Amazing stuff! Getting to the very essence and beginnings of human language?
"... new research hints at a shared, universal non-verbal communication system that comes to life when we gesture without talking. ...
However, when describing the same scenes without speaking, the sequences of the children's hand gestures were remarkably similar. The language-specific differences in gestures had seemingly evaporated.
... also found similarly in earlier work with adults: blind English and Turkish speakers organized their gestures the same as sighted speakers did when they refrained from speaking.
Past studies in German and English-speaking children have also found silent gestures don't necessarily follow the structure of a person's native language, however those studies didn't directly compare different language speakers like this new one did.
... suggest their findings, although tentative, hint at the possibility that we all share some rudimentary non-verbal communication system that gets overridden or altered once we start learning language. ..."
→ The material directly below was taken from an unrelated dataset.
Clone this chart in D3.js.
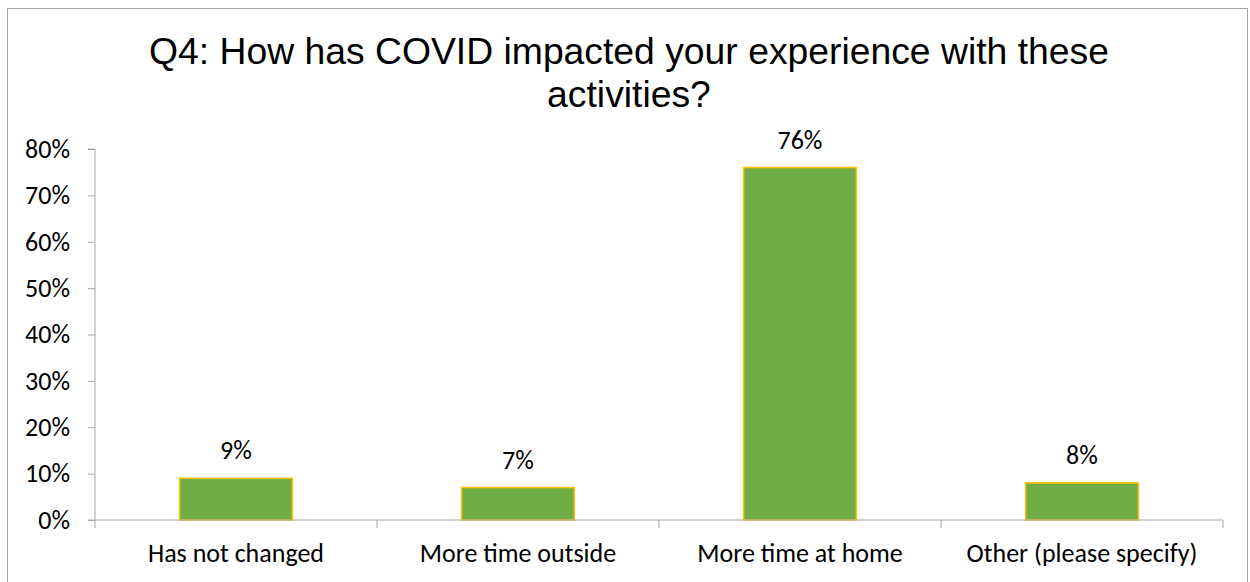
<!DOCTYPE html>
<html><head><meta charset="utf-8">
<script src="https://cdn.jsdelivr.net/npm/d3@7"></script>
<style>
html,body{margin:0;padding:0;background:#fff;}
svg{display:block;}
</style></head>
<body>
<svg id="chart" width="1250" height="582"></svg>
<script>
const categories = ["Has not changed", "More time outside", "More time at home", "Other (please specify)"];
const values = [0.09, 0.07, 0.76, 0.08];
const valueLabels = ["9%", "7%", "76%", "8%"];
const yTicks = [0, 0.1, 0.2, 0.3, 0.4, 0.5, 0.6, 0.7, 0.8];
const titleLines = ["Q4: How has COVID impacted your experience with these", "activities?"];

const svg = d3.select("#chart");
const m = {left: 95, right: 1223, top: 149, bottom: 520};
const labelFont = "Carlito, Calibri, 'Open Sans', sans-serif";
const labelSize = 26;

svg.append("rect").attr("x", 7.5).attr("y", 8.5).attr("width", 1240).attr("height", 580)
  .attr("fill", "#fff").attr("stroke", "#a6a6a6").attr("stroke-width", 1);

const t = svg.append("text").attr("text-anchor", "middle")
  .attr("font-family", "'Liberation Sans', Arial, sans-serif").attr("font-size", 37.3).attr("fill", "#000");
titleLines.forEach((l, i) => t.append("tspan").attr("x", 629).attr("y", 64 + i * 43).text(l));

const x = d3.scaleBand().domain(categories).range([m.left, m.right]).paddingInner(0.6).paddingOuter(0.3);
const y = d3.scaleLinear().domain([0, 0.8]).range([m.bottom, m.top]);

// y axis
const ya = svg.append("g").attr("transform", `translate(${m.left},0)`)
  .call(d3.axisLeft(y).tickValues(yTicks).tickFormat(d3.format(".0%")).tickSize(7).tickPadding(18));
ya.select(".domain").attr("stroke", "#a6a6a6").attr("d", `M-7,${m.top}H0V${m.bottom}H-7`);
ya.selectAll(".tick line").attr("stroke", "#a6a6a6");
ya.selectAll(".tick text").attr("font-family", labelFont).attr("font-size", labelSize).attr("fill", "#000");

// bars
svg.append("g").selectAll("rect").data(values).join("rect")
  .attr("x", (d, i) => x(categories[i]))
  .attr("y", d => y(d))
  .attr("width", x.bandwidth())
  .attr("height", d => y(0) - y(d))
  .attr("fill", "#70ad47").attr("stroke", "#ffc000").attr("stroke-width", 1.5);

// x axis
const step = (m.right - m.left) / categories.length;
const xa = svg.append("g").attr("transform", `translate(0,${m.bottom})`);
xa.append("line").attr("x1", m.left).attr("x2", m.right).attr("stroke", "#a6a6a6");
d3.range(categories.length + 1).forEach(i => {
  xa.append("line").attr("x1", m.left + i * step).attr("x2", m.left + i * step)
    .attr("y1", 0).attr("y2", 8).attr("stroke", "#a6a6a6");
});
xa.selectAll("text.cat").data(categories).join("text").attr("class", "cat")
  .attr("x", d => x(d) + x.bandwidth() / 2).attr("y", 42)
  .attr("text-anchor", "middle").attr("font-family", labelFont).attr("font-size", labelSize).text(d => d);

// data labels
svg.append("g").selectAll("text").data(values).join("text")
  .attr("x", (d, i) => x(categories[i]) + x.bandwidth() / 2)
  .attr("y", d => y(d) - 19)
  .attr("text-anchor", "middle").attr("font-family", labelFont).attr("font-size", labelSize)
  .text((d, i) => valueLabels[i]);
</script>
</body></html>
"... all the studies have produced very similar results. In fact, many of the gestures used by participants resemble what are known as “home sign systems,” which are informal sign language systems that are created spontaneously by deaf children, who have not been exposed to a conventional sign language by their hearing parents. ..."
From the abstract:
"Adults display cross-linguistic variability in their speech in how they package and order semantic elements of a motion event. These differences can also be found in speakers’ co-speech gestures (gesturing with speech), but not in their silent gestures (gesturing without speech). Here, we examine when in development children show the differences between co-speech gesture and silent gesture found in adults. We studied speech and gestures produced by 100 children learning English or Turkish (n = 50/language) – equally divided into 5 age-groups: 3–4, 5–6, 7–8, 9–10, and 11–12 years. Children were asked to describe three-dimensional spatial event scenes (e.g., a figure crawling across carpet) first with speech and then without speech using their hands. We focused on physical motion events that elicit, in adults, cross-linguistic differences in co-speech gesture and cross-linguistic similarities in silent gesture. We found the adult pattern even in the youngest children: (1) Language shaped co-speech gesture beginning at age 3 years, showing an early effect of language on thinking for speaking (as measured by gestures that occur during the speech act). (2) Language did not affect silent gesture at any age, highlighting early limits on the effects language has on thinking and revealing a language of gesture that shows similarities across languages."